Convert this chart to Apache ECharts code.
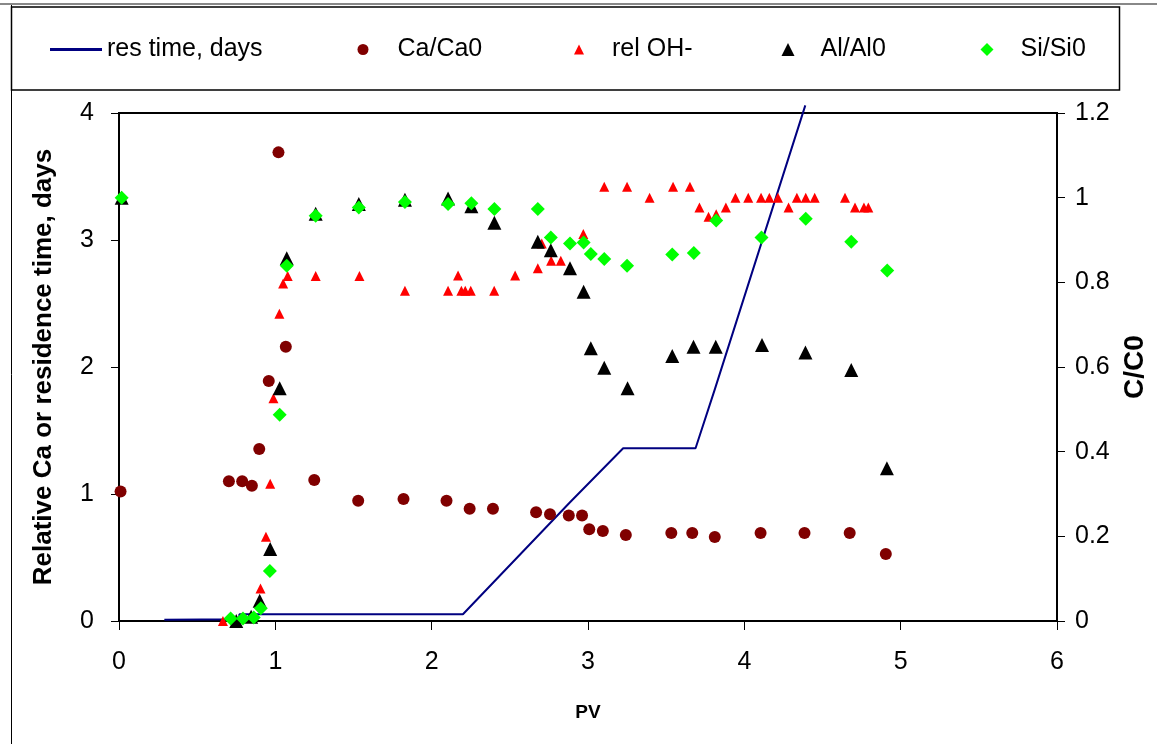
<!DOCTYPE html>
<html>
<head>
<meta charset="utf-8">
<title>res time vs PV</title>
<script src="https://cdn.jsdelivr.net/npm/echarts@6/dist/echarts.min.js"></script>
<style>
  html, body { margin: 0; padding: 0; background: #fff; }
  #chart { width: 1157px; height: 744px; }
</style>
</head>
<body>
<div id="chart"></div>
<script>
// data, [PV, value]
var resTime = [
  [0.29, 0.01], [0.77, 0.013], [0.77, 0.053], [2.2, 0.053], [2.885, 0.935],
  [3.225, 1.36], [3.688, 1.36], [3.81, 1.82], [4.39, 4.06]
]
var caCa0 = [
  [0.01, 1.02], [0.703, 1.10], [0.788, 1.10], [0.85, 1.065], [0.897, 1.354],
  [0.958, 1.89], [1.02, 3.69], [1.067, 2.16], [1.249, 1.11], [1.53, 0.947],
  [1.82, 0.96], [2.095, 0.946], [2.243, 0.884], [2.392, 0.884], [2.668, 0.856],
  [2.757, 0.84], [2.877, 0.83], [2.962, 0.83], [3.008, 0.722], [3.095, 0.709],
  [3.242, 0.677], [3.533, 0.693], [3.667, 0.693], [3.811, 0.661], [4.104, 0.693],
  [4.385, 0.693], [4.674, 0.693], [4.905, 0.528]
]
var relOH = [
  [0.665, 0.0], [0.905, 0.077], [0.94, 0.199], [0.967, 0.324], [0.988, 0.526],
  [1.026, 0.726], [1.05, 0.797], [1.079, 0.815], [1.258, 0.815], [1.538, 0.815],
  [1.829, 0.78], [2.105, 0.78], [2.169, 0.816], [2.19, 0.78], [2.215, 0.78],
  [2.25, 0.78], [2.4, 0.78], [2.534, 0.816], [2.679, 0.833], [2.704, 0.892],
  [2.764, 0.851], [2.826, 0.851], [2.97, 0.914], [3.104, 1.026], [3.25, 1.026],
  [3.394, 1.0], [3.544, 1.026], [3.652, 1.026], [3.713, 0.977], [3.771, 0.955],
  [3.82, 0.961], [3.882, 0.977], [3.943, 1.0], [4.025, 1.0], [4.107, 1.0],
  [4.16, 1.0], [4.215, 1.0], [4.283, 0.977], [4.336, 1.0], [4.393, 1.0],
  [4.45, 1.0], [4.644, 1.0], [4.708, 0.977], [4.765, 0.977], [4.793, 0.977]
]
var alAl0 = [
  [0.017, 1.0], [0.75, 0.0], [0.845, 0.01], [0.9, 0.048], [0.967, 0.17],
  [1.028, 0.55], [1.073, 0.857], [1.258, 0.962], [1.534, 0.985], [1.829, 0.995],
  [2.105, 0.998], [2.254, 0.98], [2.401, 0.941], [2.679, 0.896], [2.762, 0.876],
  [2.885, 0.833], [2.972, 0.778], [3.018, 0.644], [3.104, 0.598], [3.253, 0.55],
  [3.539, 0.626], [3.675, 0.648], [3.817, 0.648], [4.113, 0.652], [4.391, 0.634],
  [4.684, 0.593], [4.912, 0.361]
]
var siSi0 = [
  [0.017, 1.0], [0.714, 0.006], [0.793, 0.006], [0.862, 0.008], [0.907, 0.03],
  [0.965, 0.118], [1.028, 0.487], [1.073, 0.839], [1.258, 0.957], [1.534, 0.977],
  [1.829, 0.99], [2.105, 0.985], [2.254, 0.987], [2.401, 0.973], [2.679, 0.973],
  [2.762, 0.906], [2.885, 0.892], [2.972, 0.894], [3.018, 0.867], [3.104, 0.855],
  [3.25, 0.839], [3.539, 0.866], [3.677, 0.869], [3.82, 0.946], [4.11, 0.906],
  [4.393, 0.95], [4.684, 0.896], [4.914, 0.828]
]

var font = '"Liberation Sans", Arial, sans-serif'
var chart = echarts.init(document.getElementById('chart'))

// one legend per entry so each can sit where the original puts it
function legendItem(name, icon, left, width, height, textPad) {
  return {
    data: [{ name: name, icon: icon }],
    left: left,
    top: 32,
    itemWidth: width,
    itemHeight: height,
    selectedMode: false,
    textStyle: { fontFamily: font, fontSize: 25, color: '#000', padding: [0, 0, 0, textPad] }
  }
}

chart.setOption({
  animation: false,
  textStyle: { fontFamily: font },
  graphic: [
    { type: 'line', shape: { x1: 0, y1: 4, x2: 1157, y2: 4 }, style: { stroke: '#888', lineWidth: 2 } },
    { type: 'line', shape: { x1: 11.5, y1: 5, x2: 11.5, y2: 744 }, style: { stroke: '#000', lineWidth: 1 } },
    { type: 'rect', shape: { x: 11.5, y: 7, width: 1108, height: 83 }, style: { fill: 'none', stroke: '#000', lineWidth: 1.5 } }
  ],
  legend: [
    legendItem('res time, days', 'rect', 45, 52, 3, 0),
    legendItem('Ca/Ca0', 'circle', 352.5, 11, 11, 24),
    legendItem('rel OH-', 'triangle', 569, 10, 10, 23),
    legendItem('Al/Al0', 'triangle', 776.5, 13, 13, 21),
    legendItem('Si/Si0', 'diamond', 975.5, 13, 13, 22)
  ],
  grid: {
    left: 119,
    right: 97,
    top: 113,
    bottom: 123,
    show: true,
    borderColor: '#000',
    borderWidth: 2
  },
  xAxis: {
    type: 'value',
    min: 0,
    max: 6,
    interval: 1,
    name: 'PV',
    nameLocation: 'middle',
    nameGap: 82,
    nameTextStyle: { fontSize: 19, fontWeight: 'bold', color: '#000' },
    axisLine: { lineStyle: { color: '#000', width: 2 } },
    axisTick: { inside: false, length: 9, lineStyle: { color: '#000' } },
    axisLabel: { fontSize: 25, color: '#000', margin: 29 },
    splitLine: { show: false }
  },
  yAxis: [{
    type: 'value',
    min: 0,
    max: 4,
    interval: 1,
    name: 'Relative Ca or residence time, days',
    nameLocation: 'middle',
    nameGap: 62,
    nameTextStyle: { fontSize: 26, fontWeight: 'bold', color: '#000' },
    axisLine: { show: true, lineStyle: { color: '#000', width: 2 } },
    axisTick: { show: true, length: 8, lineStyle: { color: '#000' } },
    axisLabel: { fontSize: 25, color: '#000', margin: 25 },
    splitLine: { show: false }
  }, {
    type: 'value',
    min: 0,
    max: 1.2,
    interval: 0.2,
    position: 'right',
    name: 'C/C0',
    nameLocation: 'middle',
    nameGap: 64,
    nameRotate: 90,
    nameTextStyle: { fontSize: 28, fontWeight: 'bold', color: '#000' },
    axisLine: { show: true, lineStyle: { color: '#000', width: 2 } },
    axisTick: { show: true, length: 8, lineStyle: { color: '#000' } },
    axisLabel: { fontSize: 25, color: '#000', margin: 18 },
    splitLine: { show: false }
  }],
  series: [{
    name: 'res time, days',
    type: 'line',
    yAxisIndex: 0,
    data: resTime,
    showSymbol: false,
    symbol: 'none',
    clip: false,
    lineStyle: { color: '#000080', width: 2 },
    itemStyle: { color: '#000080' },
    z: 2
  }, {
    name: 'Ca/Ca0',
    type: 'scatter',
    yAxisIndex: 0,
    data: caCa0,
    symbol: 'circle',
    symbolSize: 12,
    itemStyle: { color: '#800000', opacity: 1 },
    z: 3
  }, {
    name: 'rel OH-',
    type: 'scatter',
    yAxisIndex: 1,
    data: relOH,
    symbol: 'triangle',
    symbolSize: 10,
    itemStyle: { color: '#ff0000', opacity: 1 },
    z: 4
  }, {
    name: 'Al/Al0',
    type: 'scatter',
    yAxisIndex: 1,
    data: alAl0,
    symbol: 'triangle',
    symbolSize: 14,
    itemStyle: { color: '#000', opacity: 1 },
    z: 5
  }, {
    name: 'Si/Si0',
    type: 'scatter',
    yAxisIndex: 1,
    data: siSi0,
    symbol: 'diamond',
    symbolSize: 14,
    itemStyle: { color: '#00ff00', opacity: 1 },
    z: 6
  }]
})
</script>
</body>
</html>
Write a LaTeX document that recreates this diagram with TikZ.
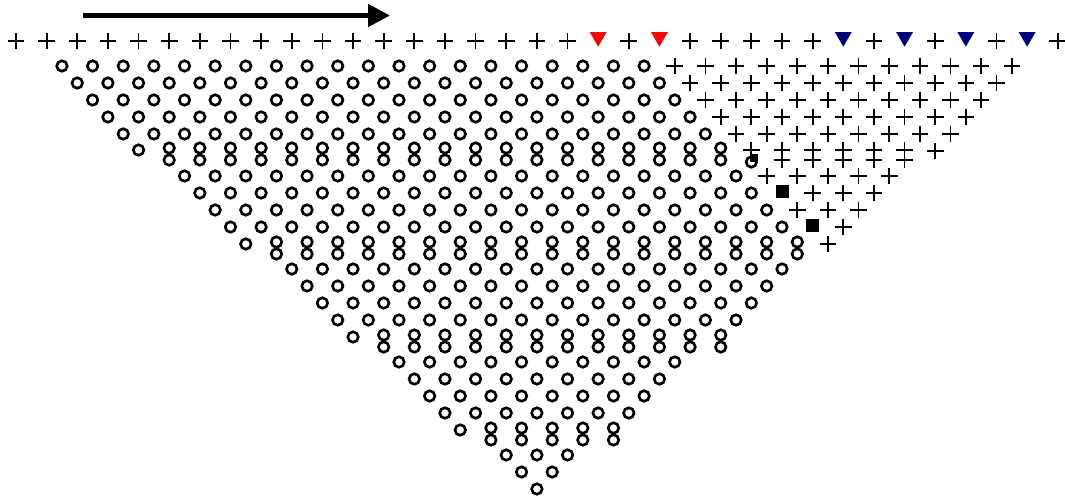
\documentclass[tikz,border=0pt]{standalone}
\usepackage{tikz}
\usetikzlibrary{
  shapes.geometric,
  shapes.misc,
  arrows.meta,
  positioning
}
\definecolor{MarkRed}{RGB}{250, 5, 5}
\definecolor{MarkBlue}{RGB}{0, 0, 125}
\tikzset{
  ringmark/.style={circle, draw, line width=1.5pt, minimum size=0.21cm, inner sep=0pt},
  crossmark/.style={cross out, draw, rotate=45, line width=1pt, minimum size=0.2cm, inner sep=0pt},
  flagmark/.style={regular polygon, regular polygon sides=3, shape border rotate=180, minimum size=0.39cm, inner sep=0pt},
  blockmark/.style={rectangle, fill=black, minimum size=0.26cm, inner sep=0pt}
}

\begin{document}
\begin{tikzpicture}[x=0.02cm, y=-0.02cm]
  \useasboundingbox (0,0) rectangle (1065,499);

  % arrow above the first row
  \coordinate (arrowtail) at (83,15.5);
  \coordinate (arrowhead) at (390,15.5);
  \draw[line width=2.8pt, -{Triangle[length=12.5pt, width=12.5pt]}] (arrowtail) -- (arrowhead);

  % first row with markers
  \foreach \i in {0,2,...,36}
    \node[crossmark] (t-\i) at ({16+15.32*\i},41) {};
  \foreach \i in {40,44,46,48,50,52,56,60,64,68}
    \node[crossmark] (t-\i) at ({16+15.32*\i},41) {};
  \foreach \i in {38,42}
    \node[flagmark, fill=MarkRed] (t-\i) at ({16+15.32*\i},37) {};
  \foreach \i in {54,58,62,66}
    \node[flagmark, fill=MarkBlue] (t-\i) at ({16+15.32*\i},37) {};

  % rows with rings on the left and crosses on the right
  \foreach \r/\y/\a/\c/\s/\b in {1/66/3/41/43/65, 2/83/4/42/44/64, 3/100/5/43/45/63,
      4/117/6/44/46/62, 5/134/7/45/47/61, 7/176/11/47/49/57, 8/193/12/48/52/56,
      9/210/13/49/51/55, 10/227/14/50/54/54} {
    \pgfmathtruncatemacro\m{(\c-\a)/2}
    \foreach \k in {0,...,\m} {
      \pgfmathtruncatemacro\i{\a+2*\k}
      \node[ringmark] (r\r-\i) at ({16+15.32*\i},\y) {};
    }
    \pgfmathtruncatemacro\n{(\b-\s)/2}
    \foreach \k in {0,...,\n} {
      \pgfmathtruncatemacro\i{\s+2*\k}
      \node[crossmark] (r\r-\i) at ({16+15.32*\i},\y) {};
    }
  }

  % rows of rings only
  \foreach \r/\y/\a/\b in {12/269/18/50, 13/286/19/49, 14/303/20/48, 15/320/21/47,
      17/362/25/43, 18/379/26/42, 19/396/27/41, 20/413/28/40,
      22/455/32/36, 23/472/33/35, 24/489/34/34} {
    \pgfmathtruncatemacro\m{(\b-\a)/2}
    \foreach \k in {0,...,\m} {
      \pgfmathtruncatemacro\i{\a+2*\k}
      \node[ringmark] (r\r-\i) at ({16+15.32*\i},\y) {};
    }
  }

  % doubled rows
  \foreach \r/\y/\a/\b in {6/148/8/46, 11/242/15/51, 16/335/22/46, 21/428/29/39} {
    \node[ringmark] (r\r-\a) at ({16+15.32*\a},\y+2) {};
    \pgfmathtruncatemacro\m{(\b-\a)/2-1}
    \foreach \k in {0,...,\m} {
      \pgfmathtruncatemacro\i{\a+2+2*\k}
      \node[ringmark] (r\r t-\i) at ({16+15.32*\i},\y) {};
      \node[ringmark] (r\r b-\i) at ({16+15.32*\i},\y+12) {};
    }
  }
  \node[crossmark] (r6t-48) at ({16+15.32*48},150) {};
  \node[ringmark] (r6b-48) at ({16+15.32*48},162) {};
  \foreach \i in {50,52,...,58} {
    \node[crossmark] (r6t-\i) at ({16+15.32*\i},150) {};
    \node[crossmark] (r6b-\i) at ({16+15.32*\i},160) {};
  }
  \node[crossmark] (r6-60) at ({16+15.32*60},151) {};
  \node[crossmark] (r11-53) at ({16+15.32*53},244) {};

  % black squares
  \node[blockmark, minimum size=0.17cm] (sq6) at (754,158) {};
  \node[blockmark] (sq8) at ({16+15.32*50},192) {};
  \node[blockmark] (sq10) at ({16+15.32*52},226) {};
\end{tikzpicture}
\end{document}
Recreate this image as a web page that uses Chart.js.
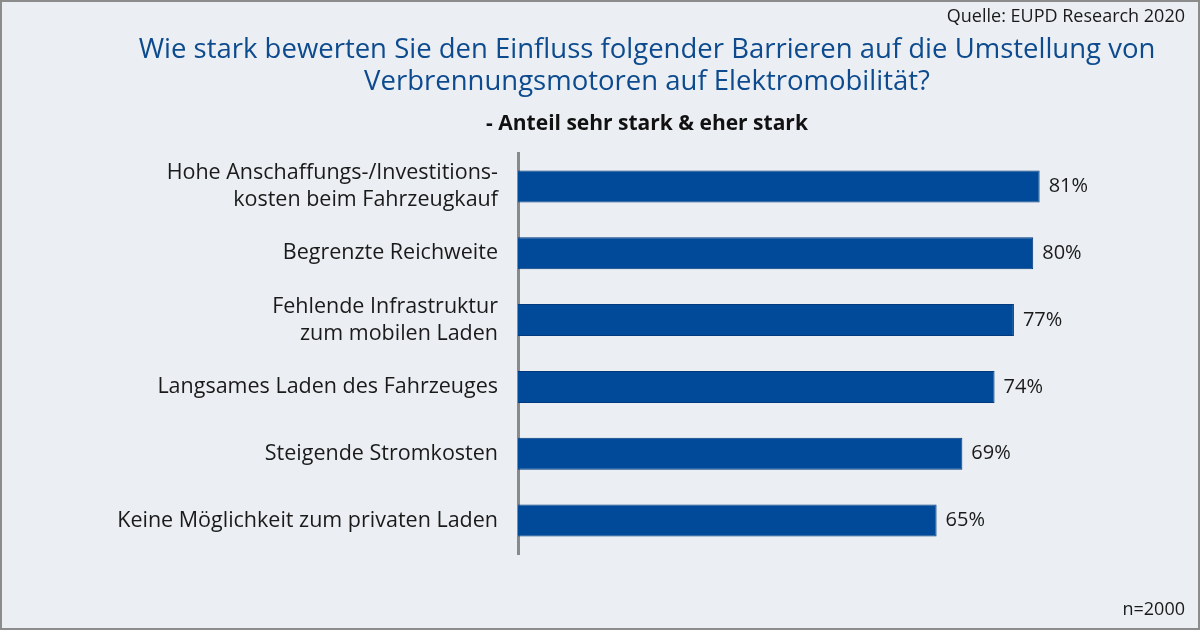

### [Set exercise]
In the records, locate each line holding the string "with" and copy it.

### [Written answer]
Write a LaTeX document that recreates this diagram with TikZ.
  % first row with markers
  % rows with rings on the left and crosses on the right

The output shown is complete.